Die fortschreitende Digitalisierung verändert die globale Wirtschaftsordnung in rasantem Tempo. Das bringt tiefgreifenden Auswirkungen auf internationale Regeln, Märkte und politische Zuständigkeiten mit sich. In diesem Kontext ist die Debatte über die Einführung einer Digitalsteuer mehr als nur ein technisches oder fiskalisches Thema. Sie steht exemplarisch für den Versuch Europas, seine digitale Souveränität zu behaupten und die Spielregeln im internationalen Wettbewerb aktiv mitzugestalten.
Die Digitalsteuer blieb seit ihrer Einführung in Österreich im Jahr 2020 unverändert, auch wenn während der Koalitionsverhandlungen 2025 mehrfach über eine Ausweitung oder Erhöhung diskutiert wurde. Fakt ist, der politische Wille in Europa, insbesondere auch in Österreich bleibt bestehen. Die Entscheidung, auf eine globale Lösung im Rahmen der OECD-Verhandlungen zu warten, ist eine strategische. Sie unterstreicht die Bereitschaft, multilaterale Vereinbarungen mitzutragen – ohne dabei nationale Handlungsspielräume völlig aus der Hand zu geben.
Aber was ist die Digitalsteuer überhaupt?
Die Digitalsteuer ist ein Instrument, das darauf abzielt, digitale Geschäftsmodelle dort steuerlich zu erfassen, wo tatsächlich wirtschaftliche Wertschöpfung entsteht – auch wenn die Unternehmen in diesen Ländern keine physische Präsenz haben. Besteuert werden dabei etwa Umsätze aus Online-Werbung oder digitalen Vermittlungsleistungen, die in einem Land generiert werden.
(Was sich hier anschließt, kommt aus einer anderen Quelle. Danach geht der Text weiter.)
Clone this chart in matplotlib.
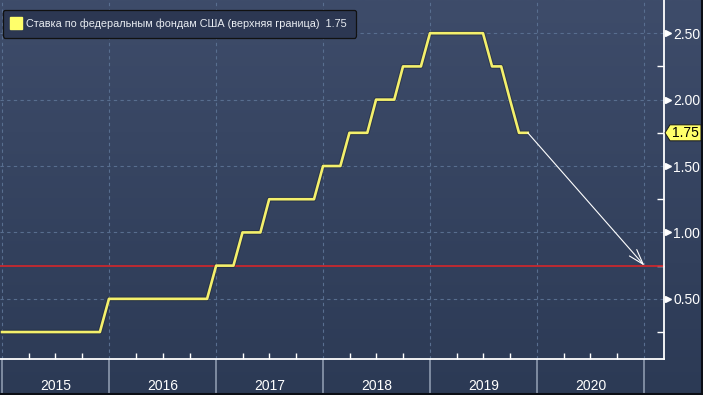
import matplotlib
matplotlib.use("Agg")
import matplotlib.pyplot as plt
import matplotlib.dates as mdates
import matplotlib.transforms as mtransforms
import matplotlib.patheffects as pe
from matplotlib.colors import LinearSegmentedColormap
from matplotlib.lines import Line2D
from matplotlib.patches import Polygon
from matplotlib.ticker import FormatStrFormatter
import numpy as np
import pandas as pd

# month-end values of the upper bound of the Fed funds target range
months = pd.date_range("2014-12-31", "2019-11-30", freq="ME")
rate = [0.25,
        0.25, 0.25, 0.25, 0.25, 0.25, 0.25, 0.25, 0.25, 0.25, 0.25, 0.25, 0.50,
        0.50, 0.50, 0.50, 0.50, 0.50, 0.50, 0.50, 0.50, 0.50, 0.50, 0.50, 0.75,
        0.75, 0.75, 1.00, 1.00, 1.00, 1.25, 1.25, 1.25, 1.25, 1.25, 1.25, 1.50,
        1.50, 1.50, 1.75, 1.75, 1.75, 2.00, 2.00, 2.00, 2.25, 2.25, 2.25, 2.50,
        2.50, 2.50, 2.50, 2.50, 2.50, 2.50, 2.25, 2.25, 2.00, 1.75, 1.75]
last_value = 1.75
target_date = pd.Timestamp("2021-01-01")
target_value = 0.75
years = [2015, 2016, 2017, 2018, 2019, 2020]
yticks = [0.5, 1.0, 1.5, 2.0, 2.5]
legend_label = "Ставка по федеральным фондам США (верхняя граница)  1.75"

W, H = 703, 395
fig = plt.figure(figsize=(W / 100, H / 100), dpi=100)

# background gradient
bg = fig.add_axes([0, 0, 1, 1])
cmap = LinearSegmentedColormap.from_list("bg", ["#2c3a55", "#3e4c6a"])
bg.imshow(np.linspace(0, 1, 256).reshape(-1, 1), aspect="auto", cmap=cmap,
          extent=[0, 1, 0, 1], origin="lower")
bg.axis("off")

ax = fig.add_axes([0, 36 / H, 664 / W, 359 / H])
ax.patch.set_alpha(0)

x0 = mdates.date2num(pd.Timestamp("2014-12-24"))
x1 = mdates.date2num(pd.Timestamp("2021-03-09"))
ax.set_xlim(x0, x1)
ax.set_ylim(0.047, 2.75)

for s in ["top", "left"]:
    ax.spines[s].set_visible(False)
for s in ["right", "bottom"]:
    ax.spines[s].set_color("white")
    ax.spines[s].set_linewidth(1.3)

# grid
ax.set_yticks(yticks)
ax.set_yticks([0.25, 0.75, 1.25, 1.75, 2.25], minor=True)
ax.yaxis.set_major_formatter(FormatStrFormatter("%.2f"))
ax.xaxis.set_major_locator(mdates.YearLocator())
ax.xaxis.set_minor_locator(mdates.MonthLocator((4, 7, 10)))
ax.grid(True, which="major", color="#586e8f", linestyle=(0, (3, 3)), linewidth=0.8)

ax.yaxis.tick_right()
ax.tick_params(axis="y", which="major", length=0, pad=6.5, labelsize=10,
               labelcolor="white")
ax.tick_params(axis="y", which="minor", direction="in", length=5, color="white",
               width=1)
ax.tick_params(axis="x", which="major", direction="out", length=26, color="#8d99ae",
               width=1.2, labelbottom=False)
ax.tick_params(axis="x", which="minor", direction="in", length=4, color="white",
               width=1)
for lab in ax.get_yticklabels():
    lab.set_fontfamily("Liberation Sans")

# triangles at major y ticks
tri = mtransforms.offset_copy(ax.get_yaxis_transform(), fig=fig, x=4, y=0, units="dots")
ax.plot([1] * len(yticks), yticks, linestyle="none", marker=">", markersize=5,
        color="white", transform=tri, clip_on=False)

# year labels
for y in years:
    ax.text(mdates.date2num(pd.Timestamp(f"{y}-07-02")), -0.075, str(y),
            transform=ax.get_xaxis_transform(), ha="center", va="center",
            color="white", fontsize=10, family="Liberation Sans")

# red reference level
ax.axhline(target_value, color="#c8282e", linewidth=1.3, zorder=2)

# rate line
ax.plot(months, rate, color="#f4f06c", linewidth=1.9, zorder=3,
        path_effects=[pe.Stroke(linewidth=3.3, foreground="#1e2530", alpha=0.5),
                      pe.Normal()])

# projection arrow
ax.annotate("", xy=(target_date, target_value), xytext=(months[-1], rate[-1]),
            arrowprops=dict(arrowstyle="->,head_length=1.1,head_width=0.35",
                            color="white", lw=0.8, shrinkA=0, shrinkB=0), zorder=4)

# last value tag
tx, ty = ax.transAxes.transform((1, 0))[0], ax.transData.transform((0, last_value))[1]
tag = [(tx + 1, ty), (tx + 6, ty + 8), (tx + 37, ty + 8),
       (tx + 37, ty - 8), (tx + 6, ty - 8)]
fig.add_artist(Polygon([(px / W, py / H) for px, py in tag], closed=True,
                       transform=fig.transFigure, facecolor="#ffff6a",
                       edgecolor="#1a1a1a", linewidth=0.7))
fig.text((tx + 21) / W, ty / H, f"{last_value:.2f}", ha="center", va="center",
         fontsize=10, family="Liberation Sans", color="black")

# legend
handle = Line2D([], [], linestyle="none", marker="s", markersize=8,
                markerfacecolor="#ffff6a", markeredgecolor="#ffff6a")
leg = ax.legend([handle], [legend_label], loc="upper left",
                bbox_to_anchor=(0.004, 0.973), borderaxespad=0, fancybox=True,
                facecolor="#2c3752", edgecolor="#111111", framealpha=1,
                handlelength=0.8, handletextpad=0.6, borderpad=0.8,
                prop={"family": "Liberation Sans", "size": 7.8})
leg.get_frame().set_linewidth(0.9)
for t in leg.get_texts():
    t.set_color("#e9edf2")

# frame of the image
fig.add_artist(plt.Line2D([1 - 1 / W, 1 - 1 / W], [0, 1], color="#0c0f16", lw=1.5))
fig.add_artist(plt.Line2D([0, 1], [1 / H, 1 / H], color="#0c0f16", lw=1.5))

fig.savefig("out.png", dpi=100)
Ziel ist es, eine gerechtere Besteuerung im digitalen Zeitalter sicherzustellen, da viele globale Plattformen ihre Gewinne bislang in Ländern mit niedrigen Steuersätzen konzentrieren konnten.
Die Digitalsteuer in Österreich
In Österreich wurde 2020 eine nationale Lösung implementiert: eine 5-prozentige Abgabe auf Online-Werbeleistungen mit Inlandsbezug. Diese Maßnahme war bewusst so gestaltet, dass sie nicht nur zusätzliche Einnahmen schafft, sondern auch ein Signal für Fairness und Verantwortung im digitalen Raum setzt. Dies gilt sowohl gegenüber der eigenen Bevölkerung als auch gegenüber internationalen Partnern.
Im Rahmen der diesjährigen Koalitionsverhandlungen wurde mehrfach diskutiert, die Digitalsteuer weiter auszubauen oder den Steuersatz anzuheben. Letztlich entschied man sich jedoch dagegen – nicht zuletzt aus geopolitischen Erwägungen. In der zweiten Amtszeit von US-Präsident Trump war mit Gegenmaßnahmen wie Strafzöllen oder handelspolitischen Repressalien zu rechnen. In einer Zeit zunehmender Spannungen und Handelskonflikte wollte man zusätzliche Eskalation vermeiden und setzte auf Verhandlung und internationale Einbettung statt auf nationale Alleingänge.
Dabei geht es ohnehin weniger um einzelne Unternehmen als vielmehr um die Frage, wie digitale Wertschöpfung künftig in einem globalisierten System angemessen berücksichtigt werden kann. Die Diskussion um die Digitalsteuer ist daher auch eine Frage geopolitischer Positionierung. Europa und Österreich stehen vor der Herausforderung, nationale Interessen, europäische Solidarität und globale Abkommen in Einklang zu bringen. Die Einführung oder das Aussetzen einer Digitalsteuer ist in diesem Sinne ein außenpolitischer Balanceakt.
Österreich & EU: Mit der Digitalsteuer global mitgestalten
Zugleich birgt die Debatte Chancen: Sie eröffnet die Möglichkeit, neue Standards zu setzen, die digitale Geschäftsmodelle und klassische Wirtschaftsstrukturen gerechter miteinander verzahnen. Sofern die Maßnahmen klug austariert sind, kann dies für Österreich bedeuten, ein stabileres Fundament für künftige Investitionen und Innovationen zu schaffen.
Auch wenn sie aktuell nicht auf der politischen Agenda steht, bleibt die Digitalsteuer ein strategisches Instrument mit langfristiger Relevanz. Sie steht sinnbildlich für den Versuch, internationale Regeln an eine digitalisierte Welt anzupassen – und für den Anspruch Europas, in dieser Transformation nicht nur zu reagieren, sondern aktiv zu gestalten. Für Österreich bedeutet das: Es braucht Weitblick, um bei globalen Entwicklungen nicht ins Hintertreffen zu geraten und den Mut, im richtigen Moment nationale und europäische Interessen selbstbewusst zu vertreten.